His Excellency still answered no word; only looked down, and, knitting his brows, the young nobleman restlessly waited. At length, with an expression on his face the Marquis had never before seen there, his Excellency rose, moved like an automaton to the bell, and called for the jailer.

"Monsieur le Marquis has a few instructions to give you." The Governor's voice, but a breath, told what the words cost him.

The man responded gravely, looking from one to the other.

"Use your own judgment in the matter, my Lord," went on his Excellency, and left them together.

After that, a change, subtle but deep-rooted, came over the Governor; a silent man always, now his taciturnity became most marked.

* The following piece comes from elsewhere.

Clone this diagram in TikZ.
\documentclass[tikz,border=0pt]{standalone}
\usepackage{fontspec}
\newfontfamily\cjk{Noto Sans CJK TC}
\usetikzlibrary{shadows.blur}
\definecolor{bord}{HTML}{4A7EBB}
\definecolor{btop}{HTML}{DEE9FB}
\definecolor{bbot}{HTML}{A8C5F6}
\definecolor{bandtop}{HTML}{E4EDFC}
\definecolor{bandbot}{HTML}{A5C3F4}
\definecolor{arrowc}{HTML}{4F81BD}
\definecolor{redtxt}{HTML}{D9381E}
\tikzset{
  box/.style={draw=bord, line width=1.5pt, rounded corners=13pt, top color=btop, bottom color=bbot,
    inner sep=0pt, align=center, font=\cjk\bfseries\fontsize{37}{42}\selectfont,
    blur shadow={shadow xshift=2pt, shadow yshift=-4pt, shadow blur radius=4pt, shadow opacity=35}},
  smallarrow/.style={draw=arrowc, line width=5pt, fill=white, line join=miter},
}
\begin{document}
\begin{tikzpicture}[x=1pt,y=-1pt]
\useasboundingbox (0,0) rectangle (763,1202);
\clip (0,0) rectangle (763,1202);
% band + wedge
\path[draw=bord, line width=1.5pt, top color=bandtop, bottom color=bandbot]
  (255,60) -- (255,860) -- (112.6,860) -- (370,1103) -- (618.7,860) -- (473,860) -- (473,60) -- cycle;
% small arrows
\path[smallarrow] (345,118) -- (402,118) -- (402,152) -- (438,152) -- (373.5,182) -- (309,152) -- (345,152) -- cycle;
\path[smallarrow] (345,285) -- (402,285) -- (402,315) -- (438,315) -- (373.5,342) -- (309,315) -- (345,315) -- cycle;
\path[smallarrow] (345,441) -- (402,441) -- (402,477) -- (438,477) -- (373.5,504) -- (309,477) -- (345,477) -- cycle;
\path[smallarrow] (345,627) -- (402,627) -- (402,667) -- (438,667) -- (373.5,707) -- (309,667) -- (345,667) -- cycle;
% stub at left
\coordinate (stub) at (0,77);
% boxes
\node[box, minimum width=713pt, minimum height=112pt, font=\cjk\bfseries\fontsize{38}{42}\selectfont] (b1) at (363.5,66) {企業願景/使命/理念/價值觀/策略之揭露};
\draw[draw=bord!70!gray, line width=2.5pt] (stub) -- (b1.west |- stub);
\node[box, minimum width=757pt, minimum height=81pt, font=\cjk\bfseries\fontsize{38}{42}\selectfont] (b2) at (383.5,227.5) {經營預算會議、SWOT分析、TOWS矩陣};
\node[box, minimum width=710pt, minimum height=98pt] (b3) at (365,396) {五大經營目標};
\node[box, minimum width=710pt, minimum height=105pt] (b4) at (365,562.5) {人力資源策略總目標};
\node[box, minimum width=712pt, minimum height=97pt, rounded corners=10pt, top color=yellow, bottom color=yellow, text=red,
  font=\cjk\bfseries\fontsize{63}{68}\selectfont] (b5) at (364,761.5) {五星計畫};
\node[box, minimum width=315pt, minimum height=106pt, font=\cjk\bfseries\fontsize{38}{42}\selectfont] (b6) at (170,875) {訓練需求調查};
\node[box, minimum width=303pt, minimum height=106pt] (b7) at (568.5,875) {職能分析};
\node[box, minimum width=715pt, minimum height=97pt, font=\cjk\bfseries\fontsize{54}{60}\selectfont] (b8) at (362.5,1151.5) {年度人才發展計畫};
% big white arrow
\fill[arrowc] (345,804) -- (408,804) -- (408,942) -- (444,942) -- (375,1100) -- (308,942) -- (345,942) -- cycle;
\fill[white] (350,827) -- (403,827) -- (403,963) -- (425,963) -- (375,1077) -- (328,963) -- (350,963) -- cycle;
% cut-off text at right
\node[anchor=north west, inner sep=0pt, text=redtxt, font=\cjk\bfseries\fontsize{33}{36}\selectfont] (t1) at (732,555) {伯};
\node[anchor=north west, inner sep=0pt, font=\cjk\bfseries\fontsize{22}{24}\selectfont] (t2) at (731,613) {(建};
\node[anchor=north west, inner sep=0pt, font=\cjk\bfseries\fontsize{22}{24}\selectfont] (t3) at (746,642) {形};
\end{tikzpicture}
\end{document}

Under stress of untoward circumstances, all the guests at the Mount, save the young noble, departed; but his Excellency appeared hardly to notice their going; drawing his cloak of reserve closer about him, seemed only to ask for that solitude, not difficult to find in his aërial kingdom. Sometimes for a long while he would stand in the cloister, gazing seaward; again wander in the church, look at the monuments, always to pass one of them quickly. Only on a single occasion, when the Marquis, who was daily becoming more nervous, sought him, with a favorable report of his prisoner-patient, did the Governor give sign that beneath this apparent apathy yet stirred malevolence and rancor.

"Yes, yes," he returned, a spark of ill-concealed venom in his glance; "he is doing well, no doubt! I am sure he will do well. But well or ill, I wish to hear no more of him! No more, Monsieur le Marquis!" His voice vibrated; surprised, the kinsman of the King stared, then stiffly turned away.

So matters stood, when one day, alone in the cloister, his Excellency was disturbed by a rough-looking fellow who brought a letter and said he would await the reply at the tavern in the town.

Deliberately the Governor took the missive, tore open the envelope, and surveyed the small bit of paper it contained. Whatever the brief message told him, his Excellency's face did not change, and he was still coldly, carefully studying sentences and words, after his fashion, when through the door my lord, the Marquis, stepped in some haste. Lifting his eyes, the Governor had no difficulty in reading the question on the young man's countenance. For a moment they looked at each other, and then the long, white fingers of his Excellency again sought the letter.

"They," his voice seemed to clip the words, "propose an exchange of prisoners, and give me three days to consent to it!"